Our text today, Psalm 145, touches on why such folks as Leila, Iris and Andy did what they did for faith communities. The psalm is a one of praise to God. It opens with the recognition of God’s might and majesty and moves to tribute God’s mercy and faithfulness, focusing between the poles of God’s holiness and God’s love.
We tend to emphasize the attribute of God’s holiness rather than God’s love. Too many of us make our concern “what religion can do for me.” We have a consumer attitude toward faith, we want to “shop around” for what gives us the most, and at the least cost.
Yet it is just this recognition of God as King, God as holy which leads us to praise. Praise can only grow out of a faith that has fallen on its knees. When God becomes nothing more than a “heavenly pal,” or “my co-pilot,” there is little ground for praise. In faith, as in the rest of life, familiarity breeds contempt. And in that context, our religion, our faith, becomes more like a relationship between equals. William Temple, former archbishop of Canterbury, once said, “The proper outline for Christian prayer is not, ‘Please do for me what I want.” It is ‘Please do with me what you want.”
The psalmist tells us our praise of God is to be passed from one generation to the next. Martin Luther put it this way: “Every twenty years or so, God builds a new church out of little children.” Which is also to say, that the church is always one generation away from extinction!

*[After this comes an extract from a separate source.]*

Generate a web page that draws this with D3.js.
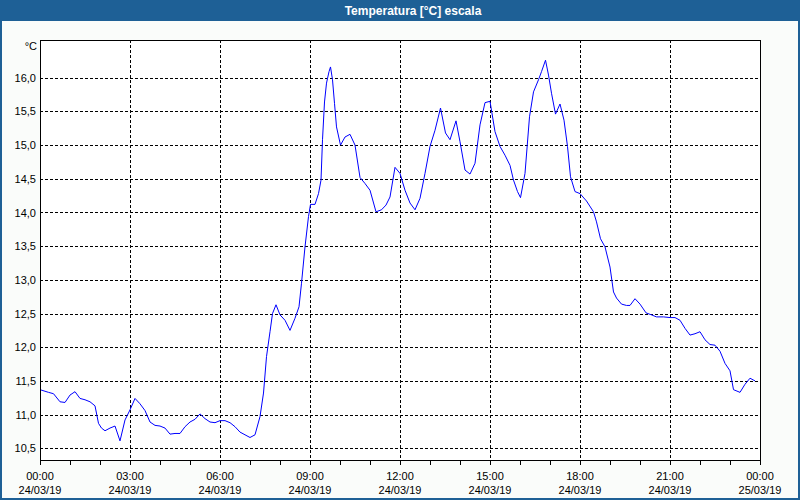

Our faith must be transmitted to the next generation, or it will die. The thrust of education in the church is to ensure the continuation of the faith.
Most of the time, however, we only pay lip service to this idea. Lyle Schaller calls it the “grandmother” syndrome in the church. We want to have lots of little children around, yet we are relieved that the responsibility for their care belongs to someone else. Yet unless one generation praises God’s works to another, our faith will be lost!
For this “Wills Emphasis Sunday, we must note that we pass on our faith through our teaching, and through the use of our resources. By remembering the church in our wills, by providing even after our death, funds that praise God through the church’s mission and ministries that are important to us in life, we help continue those things that make for faith. We cannot teach the next generation after our death, but we can make the means available for others to continue teaching.
Not long ago a cartoon showed two men discussing a third who had recently died. “How much did he leave?” asked the one. “Everything,” replied the second. When we die, we leave everything. The question is where.
In his will, Patrick Henry wrote: “I have now disposed of all my property to my family; there is one thing more I wish I could give them, and that is the Christian religion. If they had this, and I had not given them one shilling, they would be rich; but if they had not that, and I have given them all the world, they would be poor.”
We can give our faith. One generation can praise God’s works to another, just as Miss Leila and Iris and Andy did. Our wills can be a means of sharing our faith. Won’t you share your faith with the next generation?